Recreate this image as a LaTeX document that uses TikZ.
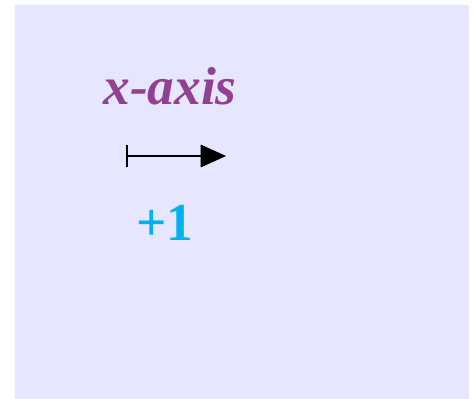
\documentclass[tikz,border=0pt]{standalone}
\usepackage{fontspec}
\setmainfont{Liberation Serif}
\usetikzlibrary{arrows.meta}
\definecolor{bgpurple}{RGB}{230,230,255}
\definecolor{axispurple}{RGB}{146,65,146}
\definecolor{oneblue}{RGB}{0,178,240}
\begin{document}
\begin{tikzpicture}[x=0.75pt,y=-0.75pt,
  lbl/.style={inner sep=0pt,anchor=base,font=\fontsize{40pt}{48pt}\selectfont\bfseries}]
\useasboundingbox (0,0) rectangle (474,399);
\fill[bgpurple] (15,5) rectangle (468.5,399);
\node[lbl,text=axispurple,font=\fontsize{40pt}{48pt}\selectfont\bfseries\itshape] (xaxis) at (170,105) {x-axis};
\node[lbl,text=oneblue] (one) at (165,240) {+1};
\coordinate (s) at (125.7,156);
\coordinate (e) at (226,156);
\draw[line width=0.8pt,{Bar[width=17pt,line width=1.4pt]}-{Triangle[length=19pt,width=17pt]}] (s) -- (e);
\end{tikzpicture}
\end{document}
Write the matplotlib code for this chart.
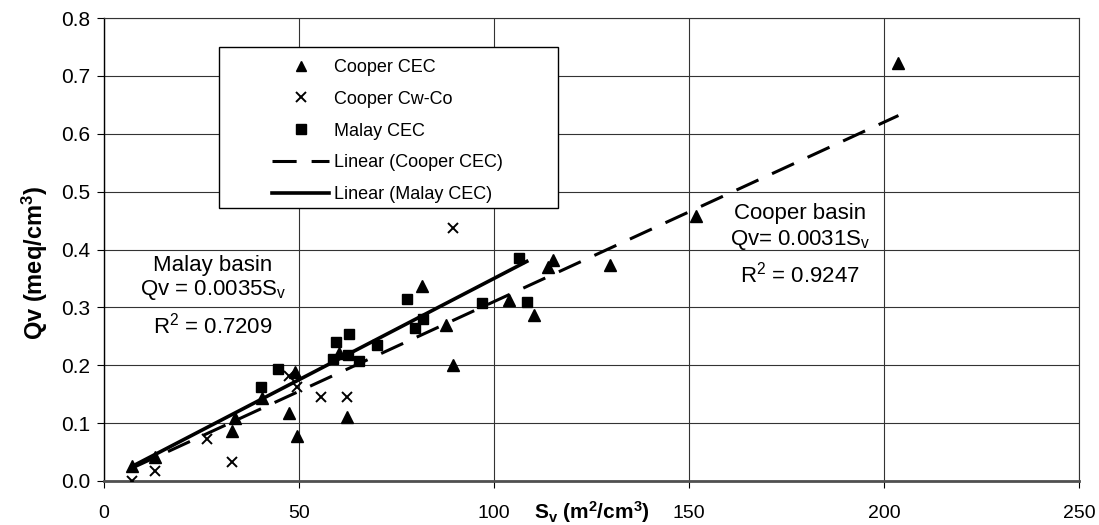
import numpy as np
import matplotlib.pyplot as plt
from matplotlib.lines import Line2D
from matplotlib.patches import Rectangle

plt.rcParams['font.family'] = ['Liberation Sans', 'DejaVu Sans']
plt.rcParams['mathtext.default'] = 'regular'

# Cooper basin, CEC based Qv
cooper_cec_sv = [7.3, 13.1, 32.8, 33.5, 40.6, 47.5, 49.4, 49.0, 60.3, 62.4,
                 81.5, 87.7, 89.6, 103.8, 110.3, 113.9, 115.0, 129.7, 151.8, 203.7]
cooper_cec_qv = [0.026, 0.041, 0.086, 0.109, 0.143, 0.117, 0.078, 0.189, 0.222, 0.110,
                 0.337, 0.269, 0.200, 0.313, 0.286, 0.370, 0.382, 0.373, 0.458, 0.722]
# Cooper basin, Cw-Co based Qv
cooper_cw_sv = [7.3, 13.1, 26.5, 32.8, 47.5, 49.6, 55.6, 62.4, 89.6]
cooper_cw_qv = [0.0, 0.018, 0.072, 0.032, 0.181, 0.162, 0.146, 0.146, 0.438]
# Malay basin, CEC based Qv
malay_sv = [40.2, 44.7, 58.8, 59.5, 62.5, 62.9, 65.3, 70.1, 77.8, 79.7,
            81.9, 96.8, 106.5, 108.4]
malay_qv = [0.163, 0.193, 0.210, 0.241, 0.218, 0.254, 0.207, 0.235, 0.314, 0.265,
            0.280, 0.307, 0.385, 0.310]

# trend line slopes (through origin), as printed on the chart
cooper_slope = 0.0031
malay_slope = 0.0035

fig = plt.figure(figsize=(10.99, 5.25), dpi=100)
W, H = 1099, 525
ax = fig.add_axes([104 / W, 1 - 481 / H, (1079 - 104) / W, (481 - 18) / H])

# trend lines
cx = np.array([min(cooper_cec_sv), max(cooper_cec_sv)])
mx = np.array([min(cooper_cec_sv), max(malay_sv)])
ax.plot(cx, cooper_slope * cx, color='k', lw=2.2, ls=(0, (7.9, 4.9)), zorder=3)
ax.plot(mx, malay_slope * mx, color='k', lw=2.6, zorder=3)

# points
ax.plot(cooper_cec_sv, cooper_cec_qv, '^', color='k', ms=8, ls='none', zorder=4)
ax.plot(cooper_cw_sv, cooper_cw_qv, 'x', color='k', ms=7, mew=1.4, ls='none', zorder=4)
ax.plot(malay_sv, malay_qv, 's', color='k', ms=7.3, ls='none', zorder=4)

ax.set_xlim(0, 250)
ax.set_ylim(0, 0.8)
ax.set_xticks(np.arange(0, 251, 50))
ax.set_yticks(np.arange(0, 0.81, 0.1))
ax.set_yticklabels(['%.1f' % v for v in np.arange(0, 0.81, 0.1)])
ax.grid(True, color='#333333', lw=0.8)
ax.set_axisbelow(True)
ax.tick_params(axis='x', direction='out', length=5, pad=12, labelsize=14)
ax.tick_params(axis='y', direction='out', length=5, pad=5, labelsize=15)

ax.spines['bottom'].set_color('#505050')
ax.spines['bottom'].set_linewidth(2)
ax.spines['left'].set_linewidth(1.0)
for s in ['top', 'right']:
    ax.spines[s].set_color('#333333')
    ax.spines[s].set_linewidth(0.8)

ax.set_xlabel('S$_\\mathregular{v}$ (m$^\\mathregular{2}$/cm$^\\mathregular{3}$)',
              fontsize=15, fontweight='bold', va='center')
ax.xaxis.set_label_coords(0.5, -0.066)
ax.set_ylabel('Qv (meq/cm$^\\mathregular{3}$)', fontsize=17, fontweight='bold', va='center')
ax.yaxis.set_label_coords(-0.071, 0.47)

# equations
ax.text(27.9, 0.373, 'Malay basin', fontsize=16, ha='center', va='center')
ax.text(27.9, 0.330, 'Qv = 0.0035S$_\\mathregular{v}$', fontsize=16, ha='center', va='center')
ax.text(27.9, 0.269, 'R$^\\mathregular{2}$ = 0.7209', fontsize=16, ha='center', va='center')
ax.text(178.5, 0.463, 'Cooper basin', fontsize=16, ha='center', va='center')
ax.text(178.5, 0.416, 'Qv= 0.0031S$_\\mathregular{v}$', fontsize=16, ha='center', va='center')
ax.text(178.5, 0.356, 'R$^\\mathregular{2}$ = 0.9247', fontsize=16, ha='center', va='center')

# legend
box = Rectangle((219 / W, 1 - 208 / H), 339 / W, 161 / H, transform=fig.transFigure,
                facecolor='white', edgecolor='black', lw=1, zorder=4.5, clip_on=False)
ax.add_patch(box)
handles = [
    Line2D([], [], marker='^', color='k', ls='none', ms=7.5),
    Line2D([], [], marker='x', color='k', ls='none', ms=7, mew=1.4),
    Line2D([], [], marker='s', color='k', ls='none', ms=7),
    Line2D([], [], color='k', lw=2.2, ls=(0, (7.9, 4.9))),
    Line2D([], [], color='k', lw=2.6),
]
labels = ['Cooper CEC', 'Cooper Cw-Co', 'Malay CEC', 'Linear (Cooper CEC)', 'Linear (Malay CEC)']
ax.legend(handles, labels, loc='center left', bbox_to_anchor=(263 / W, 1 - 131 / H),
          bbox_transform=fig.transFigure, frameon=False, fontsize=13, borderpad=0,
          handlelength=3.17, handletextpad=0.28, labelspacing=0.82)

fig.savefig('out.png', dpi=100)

Instructions for the task: Without the pictures, give again exactly the lines above starting at the line containing "Write the matplotlib code for this chart." and ending at the line containing "plt.rcParams['mathtext.default'] = 'regular'".

Answer in full:
Write the matplotlib code for this chart.
import numpy as np
import matplotlib.pyplot as plt
from matplotlib.lines import Line2D
from matplotlib.patches import Rectangle

plt.rcParams['font.family'] = ['Liberation Sans', 'DejaVu Sans']
plt.rcParams['mathtext.default'] = 'regular'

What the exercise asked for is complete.